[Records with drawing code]
============
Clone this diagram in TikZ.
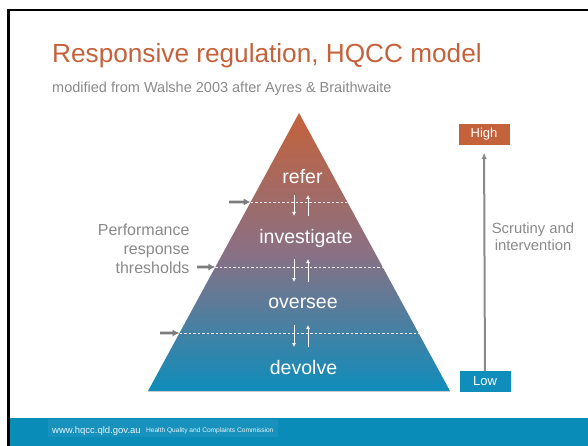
\documentclass[tikz,border=0pt]{standalone}
\usepackage{fontspec}
\setmainfont{Liberation Sans}
\usetikzlibrary{arrows.meta,calc}
\definecolor{hqorange}{HTML}{C4623B}
\definecolor{hqblue}{HTML}{0F8DBB}
\definecolor{hqgray}{HTML}{8A8A8A}
\definecolor{hqfoot}{HTML}{0A8CB8}
\tikzset{
  level/.style={text=white, font=\fontsize{19.5}{22}\selectfont},
  side/.style={text=hqgray, font=\fontsize{16}{19}\selectfont, align=right},
  scalebox/.style={text=white, font=\fontsize{13}{14}\selectfont, minimum width=51, minimum height=21, inner sep=0},
  thresh/.style={white!85!gray, dash pattern=on 2.5pt off 2pt, line width=0.8pt},
  pointer/.style={-{Latex[length=7pt,width=7pt]}, hqgray!90!black, line width=2.6pt},
  move/.style={-{Latex[length=4pt,width=4pt]}, white, line width=0.9pt}
}
\newcommand{\updown}[3]{
  \coordinate (d#1) at (294,#2);
  \coordinate (e#1) at (294,#3);
  \coordinate (u#1) at (308,#3);
  \coordinate (v#1) at (308,#2);
  \draw[move] (d#1)--(e#1);
  \draw[move] (u#1)--(v#1);
}
\begin{document}
\begin{tikzpicture}[x=1pt,y=-1pt]
  \useasboundingbox (0,0) rectangle (588,446);

  % frame and footer
  % ================
  \fill[hqfoot] (10,418) rectangle (588,446);
  \fill[white, opacity=0.06] (48,419) rectangle (278,437);
  \draw[black, line width=2.5pt] (8.7,446) -- (8.7,10) -- (588,10);
  \node[anchor=west, text=white!90!hqfoot, font=\fontsize{9.5}{10}\selectfont, inner sep=0] (url) at (52,431) {www.hqcc.qld.gov.au};
  \node[anchor=west, text=white!90!hqfoot, font=\fontsize{6.6}{7}\selectfont, inner sep=0] (org) at ([xshift=5]url.east) {Health Quality and Complaints Commission};

  % title
  % =====
  \node[anchor=base west, text=hqorange, font=\fontsize{26.2}{30}\selectfont, inner sep=0] (title) at (52,63) {Responsive regulation, HQCC model};
  \node[anchor=base west, text=hqgray, font=\fontsize{14.5}{16}\selectfont, inner sep=0] (sub) at (52,93) {modified from Walshe 2003 after Ayres \& Braithwaite};

  % pyramid
  % =======
  \coordinate (top) at (299,113);
  \coordinate (bl) at (148,391);
  \coordinate (br) at (450,391);
  \shade[top color=hqorange, bottom color=hqblue, middle color={rgb,255:red,138;green,112;blue,132}] (top) -- (bl) -- (br) -- cycle;
  \draw[gray!40, line width=0.6pt] (bl) -- (br);

  % thresholds
  % ----------
  \foreach \n/\y/\s in {1/202/229, 2/267/197, 3/333/160}{
    \coordinate (tl\n) at ($(top)!{(\y-113)/278}!(bl)$);
    \coordinate (tr\n) at ($(top)!{(\y-113)/278}!(br)$);
    \coordinate (ts\n) at (\s,\y);
    \draw[thresh] (tl\n) -- (tr\n);
    \draw[pointer] (ts\n) -- (tl\n);
  }

  \node[level] (refer) at (302.5,177) {refer};
  \node[level] (investigate) at (306,238) {investigate};
  \node[level] (oversee) at (303,303) {oversee};
  \node[level] (devolve) at (303.5,368) {devolve};

  \updown{1}{195}{216}
  \updown{2}{259}{282}
  \updown{3}{325}{347}

  \node[side, anchor=east] (perf) at (193,249) {Performance\\response\\thresholds};

  % scale
  % =====
  \node[scalebox, fill=hqorange] (high) at (484,134.5) {High};
  \node[scalebox, fill=hqblue] (low) at (485,381.5) {Low};
  \draw[-{Latex[length=7pt,width=5.5pt]}, hqgray, line width=2pt, shorten >=7pt] (low) -- (high);
  \node[side, align=center, font=\fontsize{14.8}{17}\selectfont] (scrut) at (533,237) {Scrutiny and\\intervention};
\end{tikzpicture}
\end{document}
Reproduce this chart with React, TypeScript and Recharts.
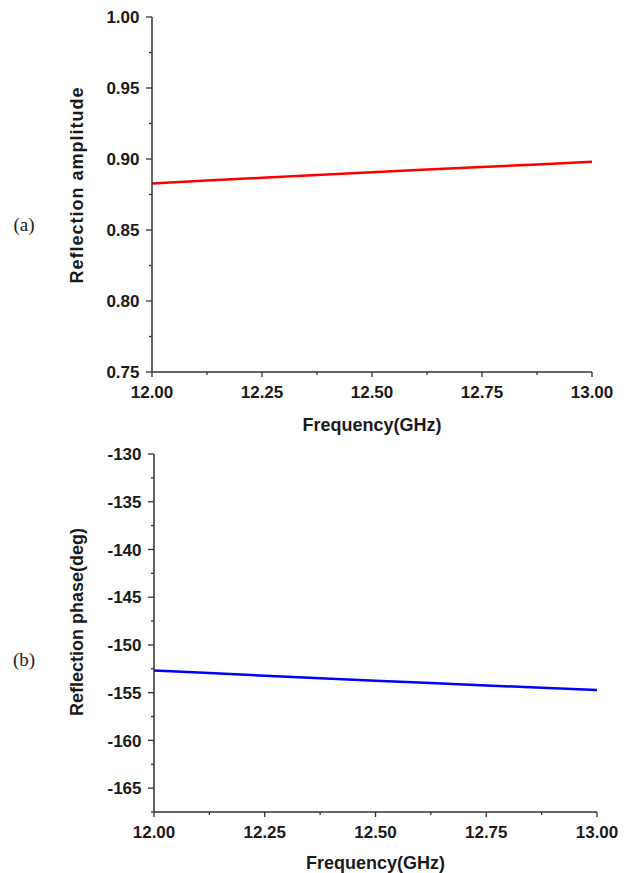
import React from 'react';
import { LineChart, Line, XAxis, YAxis } from 'recharts';

// frequency samples (GHz)
const freq = [12.0, 12.125, 12.25, 12.375, 12.5, 12.625, 12.75, 12.875, 13.0];
// reflection amplitude
const amplitude = [0.8827, 0.8848, 0.8868, 0.8888, 0.8907, 0.8926, 0.8944, 0.8962, 0.898];
// reflection phase (deg)
const phase = [-152.68, -152.95, -153.22, -153.49, -153.76, -154.0, -154.24, -154.48, -154.71];

const xTicks = [12.0, 12.125, 12.25, 12.375, 12.5, 12.625, 12.75, 12.875, 13.0];
const ampTicks = [0.75, 0.775, 0.8, 0.825, 0.85, 0.875, 0.9, 0.925, 0.95, 0.975, 1.0];
const phaseTicks = [-167.5, -165, -162.5, -160, -157.5, -155, -152.5, -150, -147.5, -145, -142.5, -140, -137.5, -135, -132.5, -130];

const ampData = freq.map((f, i) => ({ f, v: amplitude[i] }));
const phaseData = freq.map((f, i) => ({ f, v: phase[i] }));

const FONT = '"Liberation Sans", Arial, sans-serif';
const INK = '#1a1a1a';
const AXIS = '#333';

const near = (v: number, step: number) => Math.abs(v / step - Math.round(v / step)) < 1e-6;

function XTick({ x, y, payload }: any) {
  const major = near(payload.value, 0.25);
  return (
    <g>
      <line x1={x} y1={y} x2={x} y2={y + (major ? 5 : 3)} stroke={AXIS} strokeWidth={1.3} />
      {major && (
        <text x={x} y={y + 26} textAnchor="middle" fontFamily={FONT} fontWeight="bold" fontSize={17} fill={INK}>
          {payload.value.toFixed(2)}
        </text>
      )}
    </g>
  );
}

function makeYTick(step: number, fmt: (v: number) => string) {
  return function YTick({ x, y, payload }: any) {
    const major = near(payload.value, step);
    return (
      <g>
        <line x1={x} y1={y} x2={x - (major ? 6 : 3)} y2={y} stroke={AXIS} strokeWidth={1.3} />
        {major && (
          <text x={x - 12.5} y={y} dy="0.36em" textAnchor="end" fontFamily={FONT} fontWeight="bold" fontSize={17} fill={INK}>
            {fmt(payload.value)}
          </text>
        )}
      </g>
    );
  };
}

const AmpTick = makeYTick(0.05, (v) => v.toFixed(2));
const PhaseTick = makeYTick(5, (v) => String(Math.round(v)));

export default function App() {
  return (
    <div style={{ position: 'absolute', left: 0, top: 0, width: 629, height: 873, background: '#fff' }}>
      <div style={{ position: 'absolute', left: 0, top: 0 }}>
        <LineChart width={629} height={440} data={ampData} margin={{ top: 17, right: 37, left: 92, bottom: 38 }}>
          <XAxis
            dataKey="f"
            type="number"
            domain={[12, 13]}
            ticks={xTicks}
            interval={0}
            height={30}
            tickSize={0}
            tickMargin={0}
            tickLine={false}
            tick={<XTick />}
            axisLine={{ stroke: AXIS, strokeWidth: 1.5 }}
          />
          <YAxis
            type="number"
            domain={[0.75, 1.0]}
            ticks={ampTicks}
            interval={0}
            width={60}
            tickSize={0}
            tickMargin={0}
            tickLine={false}
            tick={<AmpTick />}
            axisLine={{ stroke: AXIS, strokeWidth: 1.5 }}
          />
          <Line dataKey="v" stroke="#ff0000" strokeWidth={2.5} dot={false} isAnimationActive={false} />
        </LineChart>
      </div>
      <div style={{ position: 'absolute', left: 0, top: 440 }}>
        <LineChart width={629} height={433} data={phaseData} margin={{ top: 14, right: 32, left: 94, bottom: 31 }}>
          <XAxis
            dataKey="f"
            type="number"
            domain={[12, 13]}
            ticks={xTicks}
            interval={0}
            height={30}
            tickSize={0}
            tickMargin={0}
            tickLine={false}
            tick={<XTick />}
            axisLine={{ stroke: AXIS, strokeWidth: 1.5 }}
          />
          <YAxis
            type="number"
            domain={[-167.5, -130]}
            ticks={phaseTicks}
            interval={0}
            width={60}
            tickSize={0}
            tickMargin={0}
            tickLine={false}
            tick={<PhaseTick />}
            axisLine={{ stroke: AXIS, strokeWidth: 1.5 }}
          />
          <Line dataKey="v" stroke="#0000ff" strokeWidth={2.5} dot={false} isAnimationActive={false} />
        </LineChart>
      </div>
      <svg width={629} height={873} style={{ position: 'absolute', left: 0, top: 0, pointerEvents: 'none' }}>
        <g fontFamily={FONT} fontWeight="bold" fontSize={18} fill={INK} textAnchor="middle">
          <text x={372} y={430.7}>Frequency(GHz)</text>
          <text x={375.5} y={869}>Frequency(GHz)</text>
          <text transform="translate(83,185) rotate(-90)" letterSpacing={1}>Reflection amplitude</text>
          <text transform="translate(83,622) rotate(-90)">Reflection phase(deg)</text>
        </g>
        <g fontFamily='"Liberation Serif", "Times New Roman", serif' fontSize={19} fill="#222" textAnchor="middle">
          <text x={24} y={231}>(a)</text>
          <text x={24} y={666}>(b)</text>
        </g>
      </svg>
    </div>
  );
}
============
In the listing above, find the line with "Reproduce this chart" and the line with "Line, XAxis, YAxis". Copy both of them and every line between, exactly, but not the pictures.

Reproduce this chart with React, TypeScript and Recharts.
import React from 'react';
import { LineChart, Line, XAxis, YAxis } from 'recharts';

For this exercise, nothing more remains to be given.